On pourrait y passer sa vie…
A en croire le public de la salle de marché, la France, si elle brille par la renommée des nombreuses marques de haute joaillerie, a un rôle inexistant à ce niveau plus industriel. Après plusieurs heures à chercher des représentants francophones, on nous oriente vers les bureaux de Massika.
André Massika a travaillé toute sa vie place Vendôme et a décidé de faire son aliya il y a onze ans et d’emmener son entreprise dans ses valises. Si cette dernière est plus connue pour sa ligne de haute joaillerie, basée à Paris et portée notamment par Beyoncé aux derniers Grammy Awards, la branche qui nous intéresse se concentre sur la taille des pierres.
Son siège se trouve dans les étages de la Tour du diamant, à Tel-Aviv, et son usine de manufacture est également installée en Israël. Bien que la société soit très tournée vers l’international et participe à des expositions à Las Vegas ou Shanghai, la plupart des clients sont israéliens, et ses responsables se disent très heureux de son déménagement. Des joailliers que l’entreprise fournit, on ne saura rien, même si les catalogues Chopard présents dans les bureaux peuvent mettre la puce à l’oreille.
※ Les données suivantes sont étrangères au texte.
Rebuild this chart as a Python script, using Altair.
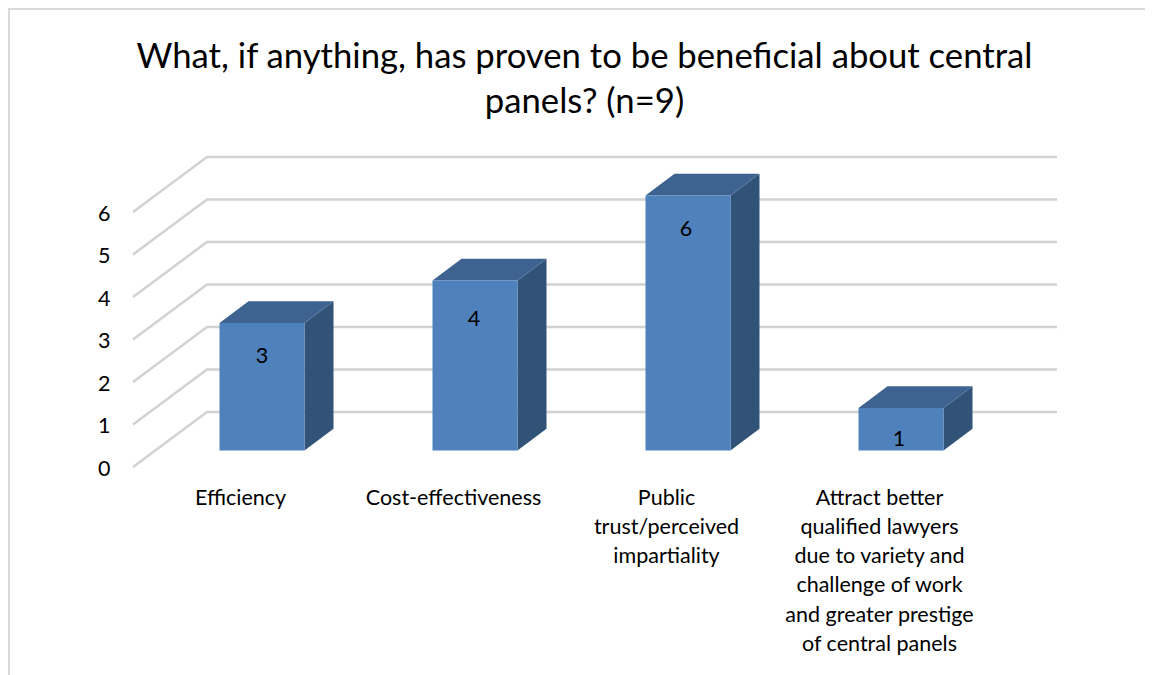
import json
import altair as alt
import pandas as pd

categories = [
    ["Efficiency"],
    ["Cost-effectiveness"],
    ["Public", "trust/perceived", "impartiality"],
    ["Attract better", "qualified lawyers", "due to variety and", "challenge of work", "and greater prestige", "of central panels"],
]
values = [3, 4, 6, 1]
label_x = [0.0, 0.995, 1.99, 2.99]
label_y = [2.2, 3.07, 5.19, 0.25]
levels = [0, 1, 2, 3, 4, 5, 6]
title_lines = ["What, if anything, has proven to be beneficial about central", "panels? (n=9)"]

W, H = 1137, 667
PX_X, PX_Y = 213.0, 42.5
X_DOMAIN = [(8 - 262) / PX_X, (8 + W - 262) / PX_X]
Y_DOMAIN = [(450.5 - 8 - H) / PX_Y, (450.5 - 8) / PX_Y]
x_scale = alt.Scale(domain=X_DOMAIN, nice=False, zero=False)
y_scale = alt.Scale(domain=Y_DOMAIN, nice=False, zero=False)

HALF = 42.5 / PX_X
DX, DY = 29 / PX_X, 21.7 / PX_Y
WL, WB, WE = -0.6056, -0.2582, 3.7324
YL, YB = -0.388, 0.906
FONT = "Lato"
LABEL_SIZE = 21.5

grid_rows = []
for v in levels:
    grid_rows += [
        {"level": v, "o": 0, "x": WL, "y": v + YL},
        {"level": v, "o": 1, "x": WB, "y": v + YB},
        {"level": v, "o": 2, "x": WE, "y": v + YB},
    ]

front, side, top = [], [], []
for i, v in enumerate(values):
    l, r = i - HALF, i + HALF
    front.append({"x": l, "x2": r, "y": 0, "y2": v})
    side += [
        {"b": i, "x": r, "y": 0, "y2": v},
        {"b": i, "x": r + DX, "y": DY, "y2": v + DY},
    ]
    top += [
        {"b": i, "x": l, "y": v, "y2": v},
        {"b": i, "x": l + DX, "y": v, "y2": v + DY},
        {"b": i, "x": r, "y": v, "y2": v + DY},
        {"b": i, "x": r + DX, "y": v + DY, "y2": v + DY},
    ]

expr = "[" + ",".join(json.dumps(c) for c in categories) + "][datum.value]"
x_axis = alt.Axis(
    values=[0, 1, 2, 3], labelExpr=expr, title=None, grid=False, domain=False, ticks=False,
    labelOffset=-22, offset=487 - (8 + H), labelPadding=0, labelFontSize=LABEL_SIZE, labelFont=FONT,
    labelColor="#000000", labelBaseline="top", labelLineHeight=29.3, labelLimit=400,
    labelOverlap=False, labelAngle=0, labelFlush=False,
)
y_axis = alt.Axis(
    values=levels, format="d", title=None, grid=False, domain=False, ticks=False,
    labelOffset=18.5, offset=-102, labelPadding=0, labelFontSize=LABEL_SIZE, labelFont=FONT,
    labelColor="#000000", labelOverlap=False, labelFlush=False,
)
X = alt.X("x:Q", scale=x_scale, axis=x_axis)
Y = alt.Y("y:Q", scale=y_scale, axis=y_axis)

frame_left = alt.Chart(pd.DataFrame({"a": [0]})).mark_rule(color="#d9d9d9", strokeWidth=2).encode(
    x=alt.value(1), y=alt.value(0), y2=alt.value(H))
frame_top = alt.Chart(pd.DataFrame({"a": [0]})).mark_rule(color="#d9d9d9", strokeWidth=2).encode(
    y=alt.value(1), x=alt.value(0), x2=alt.value(W))

grid = alt.Chart(pd.DataFrame(grid_rows)).mark_line(color="#d2d2d2", strokeWidth=2.5).encode(
    x=X, y=Y, detail="level:N", order="o:Q")
side_m = alt.Chart(pd.DataFrame(side)).mark_area(color="#325378").encode(
    x=X, y=Y, y2="y2:Q", detail="b:N")
top_m = alt.Chart(pd.DataFrame(top)).mark_area(color="#3e6391").encode(
    x=X, y=Y, y2="y2:Q", detail="b:N")
front_m = alt.Chart(pd.DataFrame(front)).mark_rect(color="#4f81bd").encode(
    x=X, x2="x2:Q", y=Y, y2="y2:Q")
labels = alt.Chart(pd.DataFrame({"x": label_x, "y": label_y, "t": values})).mark_text(
    font=FONT, fontSize=LABEL_SIZE, color="#000000").encode(x=X, y=Y, text="t:Q")

chart = alt.layer(frame_left, frame_top, grid, side_m, top_m, front_m, labels).properties(
    width=W, height=H,
    title=alt.TitleParams(
        text=title_lines, anchor="middle", frame="group", fontSize=34.7, font=FONT, fontWeight="normal",
        color="#000000", baseline="middle", offset=0, dx=8, dy=130.5, lineHeight=45,
    ),
    autosize=alt.AutoSizeParams(type="none"),
    padding=0,
).configure_view(stroke=None).configure(background="#ffffff")

chart.save("out.html", embed_options={"renderer": "svg", "actions": False})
La bourse du diamant, difficile d’y entrer, mais encore plus d’en sortir. On se perd facilement dans les étages et les couloirs de cet immense complexe, et à voir les cafés, restaurants et banques installés là, on se demande si cela est nécessaire. « Si vous avez un canapé dans votre bureau, vous pouvez passer votre vie ici ! », plaisantait Moti Besser. On veut bien le croire. Et ce gigantisme, plus encore peut-être que l’affluence d’étrangers pour l’événement, témoigne de la bonne santé et du succès du diamant israélien.